Restate the listing below word for word, omitting any images.

##### Records for processing

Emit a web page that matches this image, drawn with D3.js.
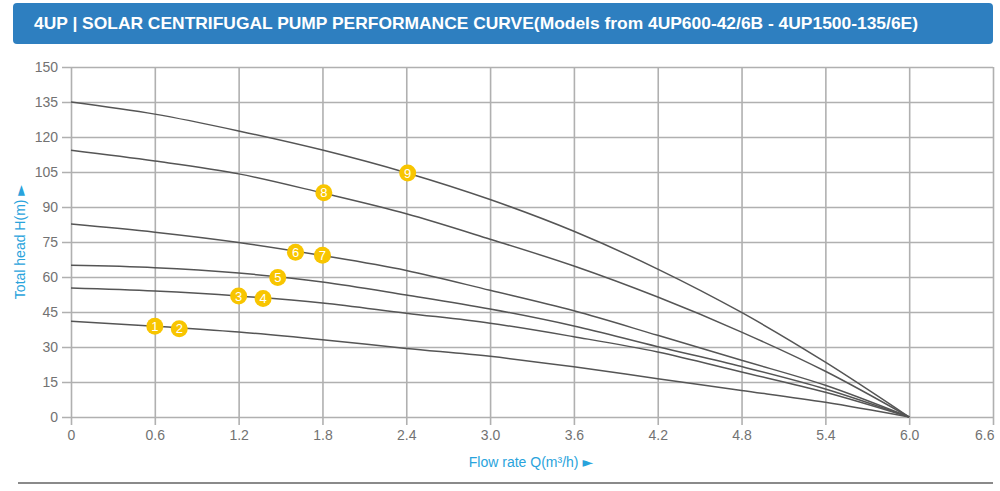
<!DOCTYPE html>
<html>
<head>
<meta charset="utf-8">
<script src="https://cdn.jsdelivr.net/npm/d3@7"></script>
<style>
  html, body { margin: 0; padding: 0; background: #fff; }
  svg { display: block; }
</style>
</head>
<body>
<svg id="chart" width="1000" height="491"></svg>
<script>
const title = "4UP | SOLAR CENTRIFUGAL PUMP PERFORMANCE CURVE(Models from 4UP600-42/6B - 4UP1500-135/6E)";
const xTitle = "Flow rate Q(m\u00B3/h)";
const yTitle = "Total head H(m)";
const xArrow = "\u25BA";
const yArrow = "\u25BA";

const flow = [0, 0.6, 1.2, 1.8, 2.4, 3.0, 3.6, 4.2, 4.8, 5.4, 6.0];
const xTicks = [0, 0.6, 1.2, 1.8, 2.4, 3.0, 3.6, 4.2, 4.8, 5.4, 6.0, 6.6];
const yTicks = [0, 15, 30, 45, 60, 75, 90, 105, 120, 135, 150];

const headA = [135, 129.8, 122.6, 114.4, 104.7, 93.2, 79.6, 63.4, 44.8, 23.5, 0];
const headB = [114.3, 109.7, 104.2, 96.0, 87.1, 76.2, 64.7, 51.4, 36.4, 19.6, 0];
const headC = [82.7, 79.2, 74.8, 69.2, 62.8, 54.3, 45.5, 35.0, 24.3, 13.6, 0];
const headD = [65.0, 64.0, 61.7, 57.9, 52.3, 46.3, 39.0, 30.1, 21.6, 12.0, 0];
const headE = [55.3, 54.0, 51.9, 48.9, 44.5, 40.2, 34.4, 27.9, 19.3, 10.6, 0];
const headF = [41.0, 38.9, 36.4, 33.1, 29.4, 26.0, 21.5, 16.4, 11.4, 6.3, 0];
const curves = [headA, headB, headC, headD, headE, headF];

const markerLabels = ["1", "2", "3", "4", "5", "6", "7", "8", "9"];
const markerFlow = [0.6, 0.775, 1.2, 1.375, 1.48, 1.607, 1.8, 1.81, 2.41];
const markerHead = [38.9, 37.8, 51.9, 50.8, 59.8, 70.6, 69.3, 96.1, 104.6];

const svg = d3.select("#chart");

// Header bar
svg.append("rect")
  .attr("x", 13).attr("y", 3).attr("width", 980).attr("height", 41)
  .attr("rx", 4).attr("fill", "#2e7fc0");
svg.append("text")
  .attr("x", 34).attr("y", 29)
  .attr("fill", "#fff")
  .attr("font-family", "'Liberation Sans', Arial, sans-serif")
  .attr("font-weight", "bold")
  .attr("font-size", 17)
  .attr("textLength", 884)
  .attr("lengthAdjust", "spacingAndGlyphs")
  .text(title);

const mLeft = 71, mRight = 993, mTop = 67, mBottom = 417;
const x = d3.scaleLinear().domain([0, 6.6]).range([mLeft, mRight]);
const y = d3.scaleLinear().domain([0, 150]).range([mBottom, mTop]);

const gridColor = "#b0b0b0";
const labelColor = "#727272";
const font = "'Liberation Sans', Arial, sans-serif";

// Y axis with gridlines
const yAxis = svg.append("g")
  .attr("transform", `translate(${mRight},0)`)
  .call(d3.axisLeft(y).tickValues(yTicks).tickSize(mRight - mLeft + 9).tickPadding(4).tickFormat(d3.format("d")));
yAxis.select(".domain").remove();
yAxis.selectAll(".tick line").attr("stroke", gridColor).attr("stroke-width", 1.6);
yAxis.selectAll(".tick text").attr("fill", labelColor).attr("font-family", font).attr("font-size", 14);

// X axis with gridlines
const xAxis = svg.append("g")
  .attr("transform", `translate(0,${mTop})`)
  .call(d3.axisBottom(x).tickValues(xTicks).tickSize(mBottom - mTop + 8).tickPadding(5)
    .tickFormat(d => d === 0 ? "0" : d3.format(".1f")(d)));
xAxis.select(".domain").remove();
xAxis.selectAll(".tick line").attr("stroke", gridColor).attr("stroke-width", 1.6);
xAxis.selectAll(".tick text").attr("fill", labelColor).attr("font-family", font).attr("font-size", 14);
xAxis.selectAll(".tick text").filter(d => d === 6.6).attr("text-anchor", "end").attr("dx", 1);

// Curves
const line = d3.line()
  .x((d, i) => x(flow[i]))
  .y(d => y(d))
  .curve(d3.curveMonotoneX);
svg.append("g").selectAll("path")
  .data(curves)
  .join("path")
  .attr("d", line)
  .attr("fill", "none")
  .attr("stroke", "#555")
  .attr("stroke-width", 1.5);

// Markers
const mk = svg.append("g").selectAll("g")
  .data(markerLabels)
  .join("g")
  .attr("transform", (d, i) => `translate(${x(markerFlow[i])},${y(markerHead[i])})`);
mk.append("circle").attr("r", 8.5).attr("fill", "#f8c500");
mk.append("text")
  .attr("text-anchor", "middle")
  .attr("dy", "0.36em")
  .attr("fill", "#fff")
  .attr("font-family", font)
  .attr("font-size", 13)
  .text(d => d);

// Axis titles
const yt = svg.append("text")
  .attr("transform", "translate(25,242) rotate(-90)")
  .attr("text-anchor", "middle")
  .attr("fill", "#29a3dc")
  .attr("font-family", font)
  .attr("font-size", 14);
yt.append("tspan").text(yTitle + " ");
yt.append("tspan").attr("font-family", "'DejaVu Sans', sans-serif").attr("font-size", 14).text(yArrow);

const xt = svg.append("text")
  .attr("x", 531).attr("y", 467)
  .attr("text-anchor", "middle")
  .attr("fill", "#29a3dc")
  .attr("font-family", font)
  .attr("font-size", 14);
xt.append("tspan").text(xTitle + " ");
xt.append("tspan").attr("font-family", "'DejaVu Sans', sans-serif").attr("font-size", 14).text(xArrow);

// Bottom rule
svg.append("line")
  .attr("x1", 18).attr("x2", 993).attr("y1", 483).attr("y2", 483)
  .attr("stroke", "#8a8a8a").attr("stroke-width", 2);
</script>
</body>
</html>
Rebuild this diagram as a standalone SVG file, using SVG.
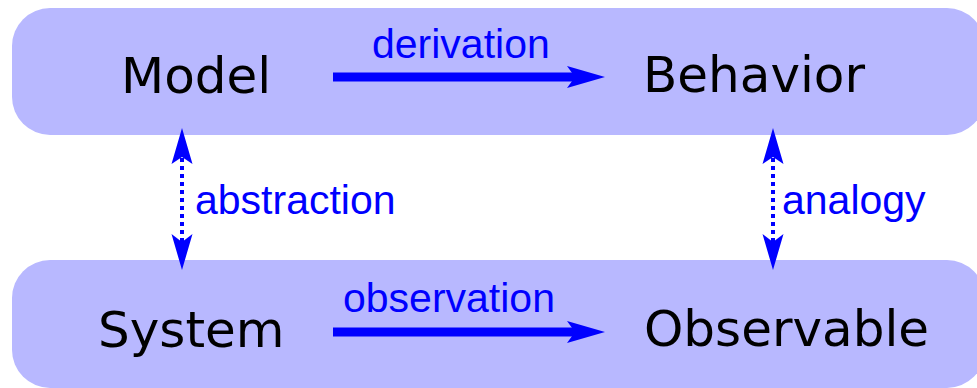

##########

## Solution to the exercise
Emit a web page that matches this image, drawn with D3.js.
<!DOCTYPE html>
<html>
<head>
<meta charset="utf-8">
<script src="https://cdn.jsdelivr.net/npm/d3@7"></script>
<style>
  html, body { margin: 0; padding: 0; background: #fff; }
  svg { display: block; }
</style>
</head>
<body>
<svg id="chart" width="1000" height="491"></svg>
<script>
const title = "4UP | SOLAR CENTRIFUGAL PUMP PERFORMANCE CURVE(Models from 4UP600-42/6B - 4UP1500-135/6E)";
const xTitle = "Flow rate Q(m\u00B3/h)";
const yTitle = "Total head H(m)";
const xArrow = "\u25BA";
const yArrow = "\u25BA";

const flow = [0, 0.6, 1.2, 1.8, 2.4, 3.0, 3.6, 4.2, 4.8, 5.4, 6.0];
const xTicks = [0, 0.6, 1.2, 1.8, 2.4, 3.0, 3.6, 4.2, 4.8, 5.4, 6.0, 6.6];
const yTicks = [0, 15, 30, 45, 60, 75, 90, 105, 120, 135, 150];

const headA = [135, 129.8, 122.6, 114.4, 104.7, 93.2, 79.6, 63.4, 44.8, 23.5, 0];
const headB = [114.3, 109.7, 104.2, 96.0, 87.1, 76.2, 64.7, 51.4, 36.4, 19.6, 0];
const headC = [82.7, 79.2, 74.8, 69.2, 62.8, 54.3, 45.5, 35.0, 24.3, 13.6, 0];
const headD = [65.0, 64.0, 61.7, 57.9, 52.3, 46.3, 39.0, 30.1, 21.6, 12.0, 0];
const headE = [55.3, 54.0, 51.9, 48.9, 44.5, 40.2, 34.4, 27.9, 19.3, 10.6, 0];
const headF = [41.0, 38.9, 36.4, 33.1, 29.4, 26.0, 21.5, 16.4, 11.4, 6.3, 0];
const curves = [headA, headB, headC, headD, headE, headF];

const markerLabels = ["1", "2", "3", "4", "5", "6", "7", "8", "9"];
const markerFlow = [0.6, 0.775, 1.2, 1.375, 1.48, 1.607, 1.8, 1.81, 2.41];
const markerHead = [38.9, 37.8, 51.9, 50.8, 59.8, 70.6, 69.3, 96.1, 104.6];

const svg = d3.select("#chart");

// Header bar
svg.append("rect")
  .attr("x", 13).attr("y", 3).attr("width", 980).attr("height", 41)
  .attr("rx", 4).attr("fill", "#2e7fc0");
svg.append("text")
  .attr("x", 34).attr("y", 29)
  .attr("fill", "#fff")
  .attr("font-family", "'Liberation Sans', Arial, sans-serif")
  .attr("font-weight", "bold")
  .attr("font-size", 17)
  .attr("textLength", 884)
  .attr("lengthAdjust", "spacingAndGlyphs")
  .text(title);

const mLeft = 71, mRight = 993, mTop = 67, mBottom = 417;
const x = d3.scaleLinear().domain([0, 6.6]).range([mLeft, mRight]);
const y = d3.scaleLinear().domain([0, 150]).range([mBottom, mTop]);

const gridColor = "#b0b0b0";
const labelColor = "#727272";
const font = "'Liberation Sans', Arial, sans-serif";

// Y axis with gridlines
const yAxis = svg.append("g")
  .attr("transform", `translate(${mRight},0)`)
  .call(d3.axisLeft(y).tickValues(yTicks).tickSize(mRight - mLeft + 9).tickPadding(4).tickFormat(d3.format("d")));
yAxis.select(".domain").remove();
yAxis.selectAll(".tick line").attr("stroke", gridColor).attr("stroke-width", 1.6);
yAxis.selectAll(".tick text").attr("fill", labelColor).attr("font-family", font).attr("font-size", 14);

// X axis with gridlines
const xAxis = svg.append("g")
  .attr("transform", `translate(0,${mTop})`)
  .call(d3.axisBottom(x).tickValues(xTicks).tickSize(mBottom - mTop + 8).tickPadding(5)
    .tickFormat(d => d === 0 ? "0" : d3.format(".1f")(d)));
xAxis.select(".domain").remove();
xAxis.selectAll(".tick line").attr("stroke", gridColor).attr("stroke-width", 1.6);
xAxis.selectAll(".tick text").attr("fill", labelColor).attr("font-family", font).attr("font-size", 14);
xAxis.selectAll(".tick text").filter(d => d === 6.6).attr("text-anchor", "end").attr("dx", 1);

// Curves
const line = d3.line()
  .x((d, i) => x(flow[i]))
  .y(d => y(d))
  .curve(d3.curveMonotoneX);
svg.append("g").selectAll("path")
  .data(curves)
  .join("path")
  .attr("d", line)
  .attr("fill", "none")
  .attr("stroke", "#555")
  .attr("stroke-width", 1.5);

// Markers
const mk = svg.append("g").selectAll("g")
  .data(markerLabels)
  .join("g")
  .attr("transform", (d, i) => `translate(${x(markerFlow[i])},${y(markerHead[i])})`);
mk.append("circle").attr("r", 8.5).attr("fill", "#f8c500");
mk.append("text")
  .attr("text-anchor", "middle")
  .attr("dy", "0.36em")
  .attr("fill", "#fff")
  .attr("font-family", font)
  .attr("font-size", 13)
  .text(d => d);

// Axis titles
const yt = svg.append("text")
  .attr("transform", "translate(25,242) rotate(-90)")
  .attr("text-anchor", "middle")
  .attr("fill", "#29a3dc")
  .attr("font-family", font)
  .attr("font-size", 14);
yt.append("tspan").text(yTitle + " ");
yt.append("tspan").attr("font-family", "'DejaVu Sans', sans-serif").attr("font-size", 14).text(yArrow);

const xt = svg.append("text")
  .attr("x", 531).attr("y", 467)
  .attr("text-anchor", "middle")
  .attr("fill", "#29a3dc")
  .attr("font-family", font)
  .attr("font-size", 14);
xt.append("tspan").text(xTitle + " ");
xt.append("tspan").attr("font-family", "'DejaVu Sans', sans-serif").attr("font-size", 14).text(xArrow);

// Bottom rule
svg.append("line")
  .attr("x1", 18).attr("x2", 993).attr("y1", 483).attr("y2", 483)
  .attr("stroke", "#8a8a8a").attr("stroke-width", 2);
</script>
</body>
</html>
Rebuild this diagram as a standalone SVG file, using SVG.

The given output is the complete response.